> [Supplied information]:
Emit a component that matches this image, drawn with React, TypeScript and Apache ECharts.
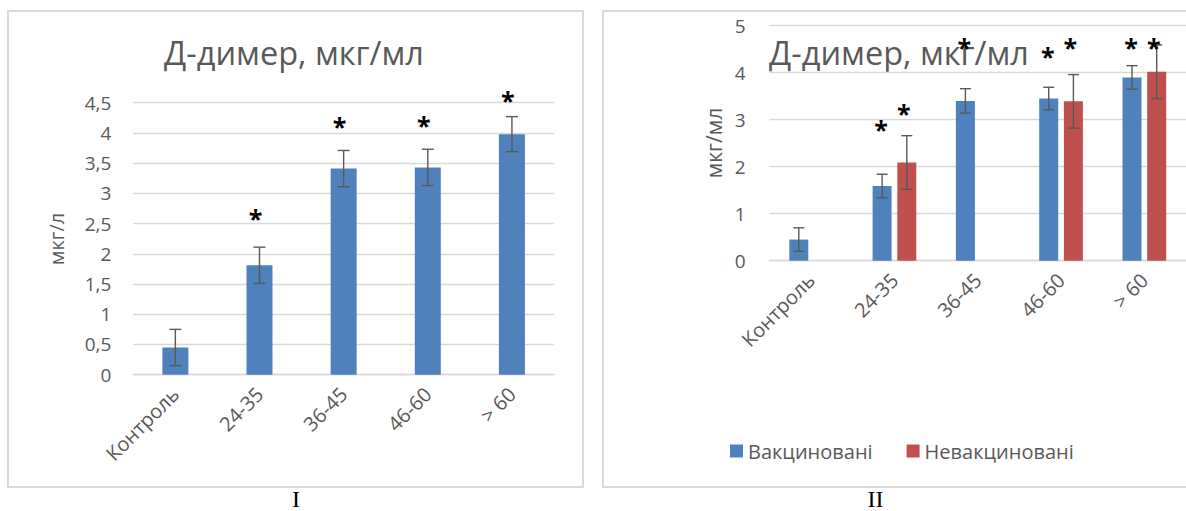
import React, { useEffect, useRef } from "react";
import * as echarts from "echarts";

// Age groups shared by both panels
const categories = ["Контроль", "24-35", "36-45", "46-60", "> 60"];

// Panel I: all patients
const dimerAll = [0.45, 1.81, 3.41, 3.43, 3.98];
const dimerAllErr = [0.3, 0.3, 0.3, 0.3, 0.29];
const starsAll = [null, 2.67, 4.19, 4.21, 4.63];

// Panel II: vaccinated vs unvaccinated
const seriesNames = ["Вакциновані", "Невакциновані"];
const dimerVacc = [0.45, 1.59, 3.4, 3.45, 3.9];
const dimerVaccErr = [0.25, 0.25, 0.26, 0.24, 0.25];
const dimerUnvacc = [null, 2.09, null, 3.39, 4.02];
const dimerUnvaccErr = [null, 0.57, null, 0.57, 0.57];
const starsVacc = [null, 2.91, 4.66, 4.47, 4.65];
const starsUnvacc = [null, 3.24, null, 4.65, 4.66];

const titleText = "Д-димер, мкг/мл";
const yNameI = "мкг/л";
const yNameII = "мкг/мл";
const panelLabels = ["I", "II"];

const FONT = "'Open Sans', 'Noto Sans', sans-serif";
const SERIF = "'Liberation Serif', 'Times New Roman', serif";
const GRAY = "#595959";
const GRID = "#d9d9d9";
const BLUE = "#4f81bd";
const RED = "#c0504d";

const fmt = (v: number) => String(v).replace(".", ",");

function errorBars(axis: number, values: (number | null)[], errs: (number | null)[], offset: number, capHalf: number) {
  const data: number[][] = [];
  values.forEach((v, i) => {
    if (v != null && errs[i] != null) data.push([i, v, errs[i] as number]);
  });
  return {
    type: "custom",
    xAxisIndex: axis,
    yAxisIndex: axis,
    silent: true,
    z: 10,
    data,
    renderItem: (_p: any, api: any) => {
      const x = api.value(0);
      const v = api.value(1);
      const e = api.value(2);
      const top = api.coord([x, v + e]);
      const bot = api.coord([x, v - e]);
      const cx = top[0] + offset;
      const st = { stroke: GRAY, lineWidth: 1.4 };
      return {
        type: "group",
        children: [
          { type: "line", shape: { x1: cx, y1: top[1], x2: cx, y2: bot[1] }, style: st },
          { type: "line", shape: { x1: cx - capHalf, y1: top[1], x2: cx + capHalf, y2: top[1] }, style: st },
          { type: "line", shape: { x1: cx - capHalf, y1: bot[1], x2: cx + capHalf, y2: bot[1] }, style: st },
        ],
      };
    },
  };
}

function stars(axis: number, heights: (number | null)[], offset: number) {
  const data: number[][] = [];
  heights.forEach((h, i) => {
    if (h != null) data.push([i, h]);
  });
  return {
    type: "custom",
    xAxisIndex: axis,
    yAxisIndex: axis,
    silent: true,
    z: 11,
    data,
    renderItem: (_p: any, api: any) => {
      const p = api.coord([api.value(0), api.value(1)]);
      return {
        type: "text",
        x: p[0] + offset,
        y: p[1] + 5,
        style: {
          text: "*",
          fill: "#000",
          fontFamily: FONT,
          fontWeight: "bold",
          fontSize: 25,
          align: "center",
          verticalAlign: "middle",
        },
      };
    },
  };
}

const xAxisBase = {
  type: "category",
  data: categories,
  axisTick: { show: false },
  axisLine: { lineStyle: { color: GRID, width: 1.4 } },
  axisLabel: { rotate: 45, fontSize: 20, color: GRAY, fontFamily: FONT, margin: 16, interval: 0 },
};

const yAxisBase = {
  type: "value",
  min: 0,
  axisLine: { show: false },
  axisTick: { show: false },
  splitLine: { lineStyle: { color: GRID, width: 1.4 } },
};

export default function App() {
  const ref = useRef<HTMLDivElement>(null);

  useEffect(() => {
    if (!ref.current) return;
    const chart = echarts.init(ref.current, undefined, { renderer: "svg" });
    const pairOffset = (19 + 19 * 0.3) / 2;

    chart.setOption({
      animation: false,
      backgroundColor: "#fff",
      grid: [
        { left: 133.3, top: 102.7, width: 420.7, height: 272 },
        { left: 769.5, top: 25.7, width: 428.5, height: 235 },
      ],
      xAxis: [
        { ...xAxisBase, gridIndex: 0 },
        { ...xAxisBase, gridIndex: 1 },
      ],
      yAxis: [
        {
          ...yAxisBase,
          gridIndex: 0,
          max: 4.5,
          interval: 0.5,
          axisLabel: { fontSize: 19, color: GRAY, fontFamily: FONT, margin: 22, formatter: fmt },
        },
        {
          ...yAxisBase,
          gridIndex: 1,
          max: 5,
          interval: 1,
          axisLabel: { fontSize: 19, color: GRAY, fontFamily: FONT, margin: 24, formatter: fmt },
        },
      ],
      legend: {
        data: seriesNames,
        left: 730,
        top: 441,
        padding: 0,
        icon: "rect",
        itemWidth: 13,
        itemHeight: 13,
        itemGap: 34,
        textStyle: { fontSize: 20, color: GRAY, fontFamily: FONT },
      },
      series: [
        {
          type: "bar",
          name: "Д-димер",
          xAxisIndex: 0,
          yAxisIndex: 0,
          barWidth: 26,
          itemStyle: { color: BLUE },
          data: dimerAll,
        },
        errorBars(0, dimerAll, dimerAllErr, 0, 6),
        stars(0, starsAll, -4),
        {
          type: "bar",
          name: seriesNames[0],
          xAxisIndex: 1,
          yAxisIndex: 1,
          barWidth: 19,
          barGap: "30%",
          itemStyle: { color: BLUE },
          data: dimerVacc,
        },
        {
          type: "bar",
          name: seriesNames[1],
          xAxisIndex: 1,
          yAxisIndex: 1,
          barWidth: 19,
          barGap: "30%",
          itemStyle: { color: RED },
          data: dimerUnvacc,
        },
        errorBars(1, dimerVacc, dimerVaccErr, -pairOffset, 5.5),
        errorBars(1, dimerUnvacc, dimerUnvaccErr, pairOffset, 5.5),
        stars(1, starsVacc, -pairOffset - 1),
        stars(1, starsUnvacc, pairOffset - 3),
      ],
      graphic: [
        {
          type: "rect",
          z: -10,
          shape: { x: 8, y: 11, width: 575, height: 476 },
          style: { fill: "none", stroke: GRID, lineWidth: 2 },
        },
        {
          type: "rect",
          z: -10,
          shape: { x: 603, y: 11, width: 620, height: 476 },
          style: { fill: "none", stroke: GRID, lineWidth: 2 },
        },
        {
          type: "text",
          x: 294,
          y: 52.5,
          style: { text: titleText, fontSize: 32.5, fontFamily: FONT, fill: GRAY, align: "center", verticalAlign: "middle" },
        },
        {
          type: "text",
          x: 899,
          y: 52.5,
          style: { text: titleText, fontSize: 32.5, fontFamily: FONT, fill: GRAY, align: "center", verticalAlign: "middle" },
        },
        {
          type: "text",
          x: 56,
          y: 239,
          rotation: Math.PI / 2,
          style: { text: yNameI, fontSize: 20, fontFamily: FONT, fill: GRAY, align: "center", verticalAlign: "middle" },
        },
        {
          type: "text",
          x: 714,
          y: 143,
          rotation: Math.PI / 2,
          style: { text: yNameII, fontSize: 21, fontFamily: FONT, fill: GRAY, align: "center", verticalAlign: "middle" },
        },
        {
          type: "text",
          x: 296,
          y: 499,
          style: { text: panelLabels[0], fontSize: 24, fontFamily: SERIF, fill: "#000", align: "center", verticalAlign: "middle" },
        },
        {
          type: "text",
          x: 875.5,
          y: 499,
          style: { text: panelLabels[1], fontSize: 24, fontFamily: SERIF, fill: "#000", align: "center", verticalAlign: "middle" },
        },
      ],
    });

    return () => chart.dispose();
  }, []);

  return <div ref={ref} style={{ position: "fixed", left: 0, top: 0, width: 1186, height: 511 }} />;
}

> [Written request]:
Give again, word for word, every line from the top of the data through the line with "const fmt = (v: number)", both ends included, and exclude the pictures.

> [Exercise solution]:
Emit a component that matches this image, drawn with React, TypeScript and Apache ECharts.
import React, { useEffect, useRef } from "react";
import * as echarts from "echarts";

// Age groups shared by both panels
const categories = ["Контроль", "24-35", "36-45", "46-60", "> 60"];

// Panel I: all patients
const dimerAll = [0.45, 1.81, 3.41, 3.43, 3.98];
const dimerAllErr = [0.3, 0.3, 0.3, 0.3, 0.29];
const starsAll = [null, 2.67, 4.19, 4.21, 4.63];

// Panel II: vaccinated vs unvaccinated
const seriesNames = ["Вакциновані", "Невакциновані"];
const dimerVacc = [0.45, 1.59, 3.4, 3.45, 3.9];
const dimerVaccErr = [0.25, 0.25, 0.26, 0.24, 0.25];
const dimerUnvacc = [null, 2.09, null, 3.39, 4.02];
const dimerUnvaccErr = [null, 0.57, null, 0.57, 0.57];
const starsVacc = [null, 2.91, 4.66, 4.47, 4.65];
const starsUnvacc = [null, 3.24, null, 4.65, 4.66];

const titleText = "Д-димер, мкг/мл";
const yNameI = "мкг/л";
const yNameII = "мкг/мл";
const panelLabels = ["I", "II"];

const FONT = "'Open Sans', 'Noto Sans', sans-serif";
const SERIF = "'Liberation Serif', 'Times New Roman', serif";
const GRAY = "#595959";
const GRID = "#d9d9d9";
const BLUE = "#4f81bd";
const RED = "#c0504d";

const fmt = (v: number) => String(v).replace(".", ",");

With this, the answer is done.